According to the Uniqueness Theorem, a solution to Maxwell's equation is unique if the sources and the boudary conditions (relative to \mathbf{E} OR to \mathbf{H}) are provided and this fact is exploited in order to prove the Equivalence Theorem just written in its two forms.

My questions are:

1. If the boundary conditions of \mathbf{E} OR to \mathbf{H} are required, why in the first case we need to specify both the surface currents?
2. How can the only \mathbf{M}_S currents generate both the fields in the second case?

Thank you for having read.

Emily

 

[vanhees71]

I'm not sure, how to prove these equivalence theorems. Perhaps you can achieve it, using the retarded potentials.

 

[jasonRF]

Hello!
In http://my.ece.ucsb.edu/York/Bobsclass/201C/Handouts/Chap1.pdf, pages 19-20, the Love's Theorem in Electromagnetism is declared.

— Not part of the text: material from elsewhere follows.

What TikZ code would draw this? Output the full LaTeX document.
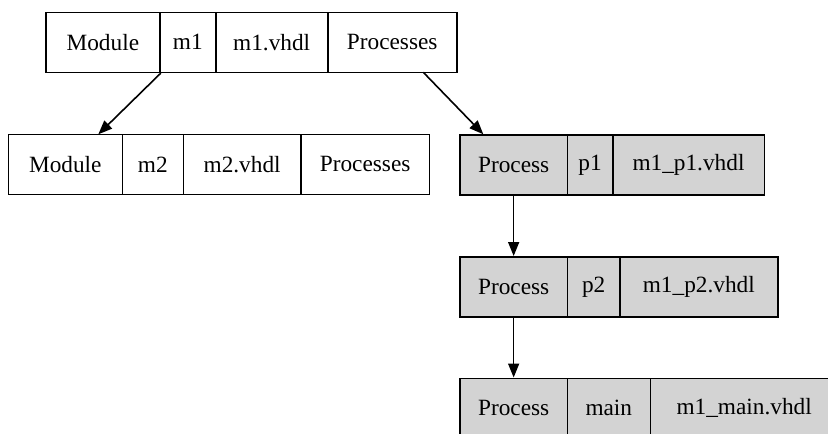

In presence of some electric sources \mathbf{J} and magnetic sources \mathbf{M} enclosed by an arbitrary geometrical surface S, which produce outside S a field \mathbf{E}, \mathbf{H} and on S a field \mathbf{E}_S, \mathbf{H}_S, it is possible to find another solution to Maxwell's equations with:

• zero sources and zero fields inside S;
• the same field \mathbf{E}, \mathbf{H} outside S;
• impressed \mathbf{J}_S = \mathbf{\hat{n}} \times \mathbf{H}_S and \mathbf{M}_S = \mathbf{E}_S \times \mathbf{\hat{n}} surface currents on S.

But there is an alternative solution, in which the volume V enclosed by S is filled with a Perfect Electric Conductor (PEC). In this case we should have:

• again zero sources and zero fields inside S due to the PEC;
• a field \mathbf{E}, \mathbf{H} outside S;
• only impressed \mathbf{M}_S = \mathbf{E}_S \times \mathbf{\hat{n}} surface currents on S.

According to the Uniqueness Theorem, a solution to Maxwell's equation is unique if the sources and the boudary conditions (relative to \mathbf{E} OR to \mathbf{H}) are provided and this fact is exploited in order to prove the Equivalence Theorem just written in its two forms.

My questions are:

1. If the boundary conditions of \mathbf{E} OR to \mathbf{H} are required, why in the first case we need to specify both the surface currents?
2. How can the only \mathbf{M}_S currents generate both the fields in the second case?

Thank you for having read.

Emily

Here are my best answers for the moment ...

1. Because you were specifying the field both inside and outside of S, so in some sense you need conditions for both the internal and external problems. If you don't care about the fields inside of S you should be able to construct a solution using either a magnetic or an electric surface current that gnerates the correct fields outside of S, but nonzero fields inside of S. For example, what if you assume there is no discontinuity of the electric field across the S?

2. In the second case the magnetic current is radiating in the presence of the PEC; this is completely different than radiating in a homogeneous space.

jason